[Aim of the exercise]:
Return the material exactly, first line through the line containing "import seaborn as sns", and nothing more. Pictures stay out.

[Material provided]:
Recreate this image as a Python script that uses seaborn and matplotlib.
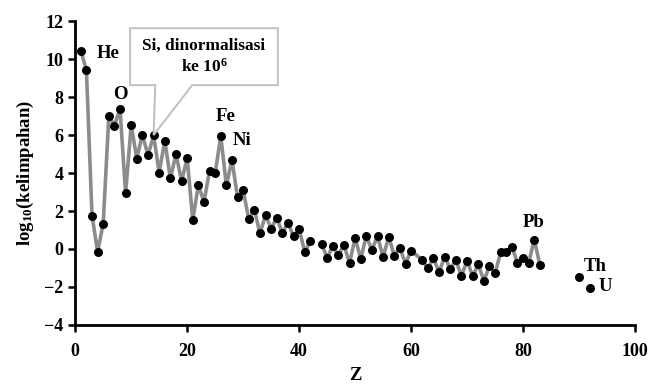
import numpy as np
import pandas as pd
import matplotlib
matplotlib.use("Agg")
import matplotlib.pyplot as plt
from matplotlib.patches import Polygon
import seaborn as sns

# atomic number Z (43 Tc and 61 Pm have no value)
z_vals = list(range(1, 43)) + list(range(44, 61)) + list(range(62, 84)) + [90, 92]
log_abund = [
    10.45, 9.43, 1.76, -0.14, 1.33, 7.00, 6.50, 7.38, 2.93, 6.54,
    4.76, 6.03, 4.93, 6.00, 4.02, 5.71, 3.72, 5.00, 3.58, 4.79,
    1.53, 3.38, 2.47, 4.13, 3.98, 5.95, 3.35, 4.69, 2.72, 3.10,
    1.58, 2.08, 0.82, 1.79, 1.07, 1.65, 0.85, 1.37, 0.67, 1.06,
    -0.16, 0.41,
    0.27, -0.46, 0.14, -0.31, 0.21, -0.74, 0.58, -0.51, 0.68, -0.05,
    0.67, -0.43, 0.65, -0.35, 0.06, -0.78, -0.08,
    -0.59, -1.01, -0.48, -1.22, -0.40, -1.05, -0.60, -1.42, -0.61, -1.44,
    -0.81, -1.68, -0.88, -1.29, -0.17, -0.18, 0.13, -0.73, -0.47, -0.74,
    0.50, -0.84,
    -1.47, -2.05,
]
# labelled elements: (name, x, y, align)
labels = [("He", 3.8, 10.3, "left"), ("O", 8.0, 8.15, "center"),
          ("Fe", 26.8, 7.0, "center"), ("Ni", 28.2, 5.7, "left"),
          ("Pb", 81.8, 1.37, "center"), ("Th", 90.8, -0.9, "left"),
          ("U", 93.5, -2.0, "left")]

df = pd.DataFrame({"Z": z_vals, "val": log_abund})
df["seg"] = np.where(df["Z"] < 43, 1, np.where(df["Z"] < 84, 2, 3))

sns.set_style("ticks")
plt.rcParams["font.family"] = ["Liberation Serif", "DejaVu Serif"]
plt.rcParams["font.weight"] = "bold"
plt.rcParams["mathtext.fontset"] = "custom"
plt.rcParams["mathtext.rm"] = "Liberation Serif:bold"
plt.rcParams["mathtext.default"] = "rm"
for key in ["text.color", "axes.labelcolor", "xtick.color", "ytick.color"]:
    plt.rcParams[key] = "black"

fig = plt.figure(figsize=(6.54, 3.85), dpi=100)
ax = fig.add_axes([0.115, 0.156, 0.856, 0.789])

sns.lineplot(data=df[df["seg"] < 3], x="Z", y="val", units="seg", estimator=None,
             color="#8c8c8c", linewidth=2.6, ax=ax, zorder=2)
sns.scatterplot(data=df, x="Z", y="val", color="black", s=42, edgecolor="black",
                linewidth=0, ax=ax, zorder=3)

for name, x, y, ha in labels:
    ax.text(x, y, name, ha=ha, va="center", fontsize=13.5, fontweight="bold")

# callout box pointing at Si
si = df.loc[df["Z"] == 14, "val"].iloc[0]
callout = Polygon([(9.8, 11.63), (36.2, 11.63), (36.2, 8.63), (20.9, 8.63),
                   (14.0, si), (14.3, 8.63), (9.8, 8.63)], closed=True,
                  facecolor="white", edgecolor="#c0c0c0", linewidth=1.4, zorder=4)
ax.add_patch(callout)
ax.text(23.0, 10.13, "Si, dinormalisasi\nke 10$^6$", ha="center", va="center",
        fontsize=12.5, fontweight="bold", linespacing=1.3, zorder=5)

ax.set_xlim(0, 100)
ax.set_ylim(-4, 12)
ax.set_xticks(range(0, 101, 20))
ax.set_yticks(range(-4, 13, 2))
ax.set_xlabel("Z", fontsize=13.5, fontweight="bold", labelpad=5)
ax.set_ylabel("log$_{10}$(kelimpahan)", fontsize=13.5, fontweight="bold", labelpad=6)
ax.tick_params(labelsize=13, width=1.8, length=5, direction="out")
ax.tick_params(axis="x", pad=8)
for lab in ax.get_xticklabels() + ax.get_yticklabels():
    lab.set_fontweight("bold")
sns.despine(ax=ax)
for sp in ["left", "bottom"]:
    ax.spines[sp].set_linewidth(2)
    ax.spines[sp].set_color("black")

fig.savefig("out.png", dpi=100)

[Solution for this exercise]:
Recreate this image as a Python script that uses seaborn and matplotlib.
import numpy as np
import pandas as pd
import matplotlib
matplotlib.use("Agg")
import matplotlib.pyplot as plt
from matplotlib.patches import Polygon
import seaborn as sns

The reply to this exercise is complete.